Irregardless burns me up too, along with "I could care less" /headdesk
Originally Posted by AlysL
http://www.youtube.com/watch?v=b5Nd-kp13A0 Love this guy. He covers quite a few of those grammatical errors.
- When someone sweeps the floor with the broom, but just leaves the pile of dirt there, NOT USING THE DUST PAN that's just inches away.
- Also just being messy in the kitchen. Leaving wrappers and dirty dishes on the counter when - once again - the trash can and empty dishwasher are just inches away.
- The same goes for leaving a small piles of clothes on the floor, JUST OUTSIDE the laundry room because you don't want to step over the pet gate.
It drives me bonkers, but of course I can't ever say anything or a fight wil ensue.

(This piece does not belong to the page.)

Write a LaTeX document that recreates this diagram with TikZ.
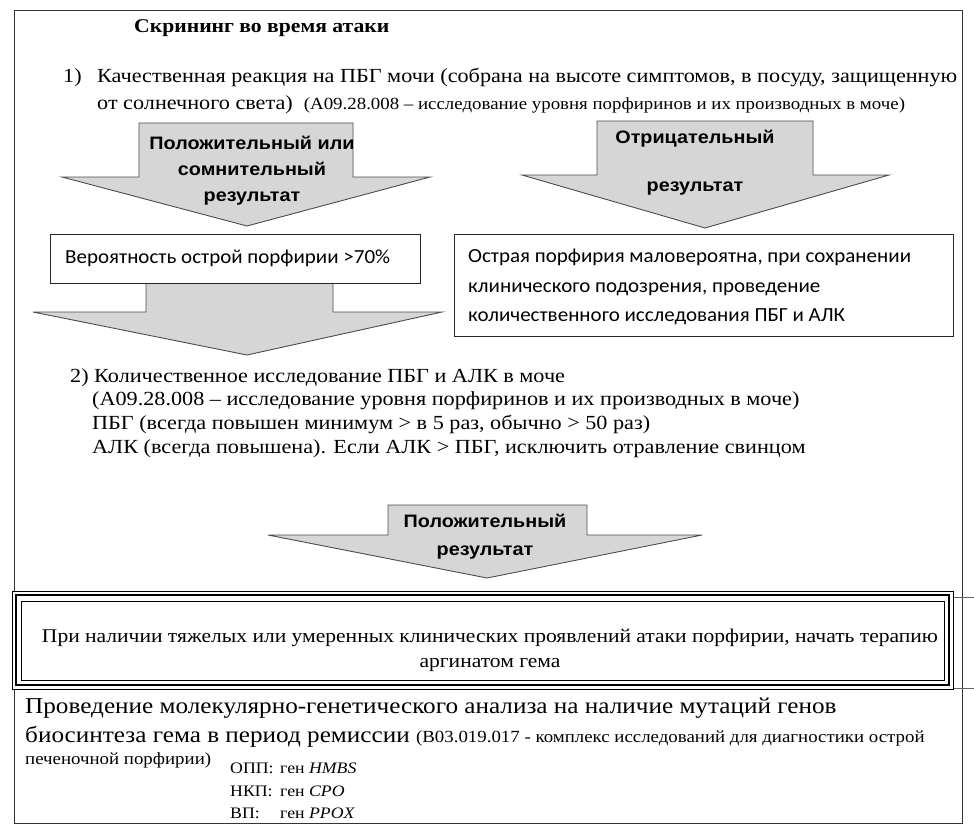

Those stupid shoes with the skates built in. Heelys? Heelies? Whatever they are. Do you KNOW how many times I've been all but ran over by obnoxious kids flying through supermarkets on those blasted things? OMG, it should so be legal to just smack the crap out of any child who runs into you if they are wearing these things...AND you should be able to rip the wheels out of the shoes and burn them!
I'm really not a violent person, I just think these are the most ignorant things ever invented. I've seen people get coffees smashed into themselves, groceries spilled, etc, due to kids in these "shoes". I've seen stores put up signs banning them, but kids wear them anyway, and the parents don't seem to stop them....
OH - and about the cell phone driving thing - we have that law here in Washington too, so I asked my neighbor who happens to be a cop about it. He says that here it's a secondary offense - meaning you can't be stopped for talking on your phone alone - but if you are stopped for speeding or something else AND you are talking on your phone, you get the bonus ticket. Maybe that is the case for some of the rest of your states too?
Got a new one:
When you loan a book to someone and when it's returned just 2 or 3 days later, it looks like it's been circulating a used bookstore for twenty years.
That's what my Bloodfever book looks like right now. Of course, this means my Faefever book that I bought just a few weeks ago will look like the dog's breakfast when I get it back tomorrow.
THIS IS WHY I DON'T LIKE LOANING BOOKS!! There's no respect for my books, even if it is a close family member that's doing the borrowing (destroying).
From now on, I'm pretending I can't find said book.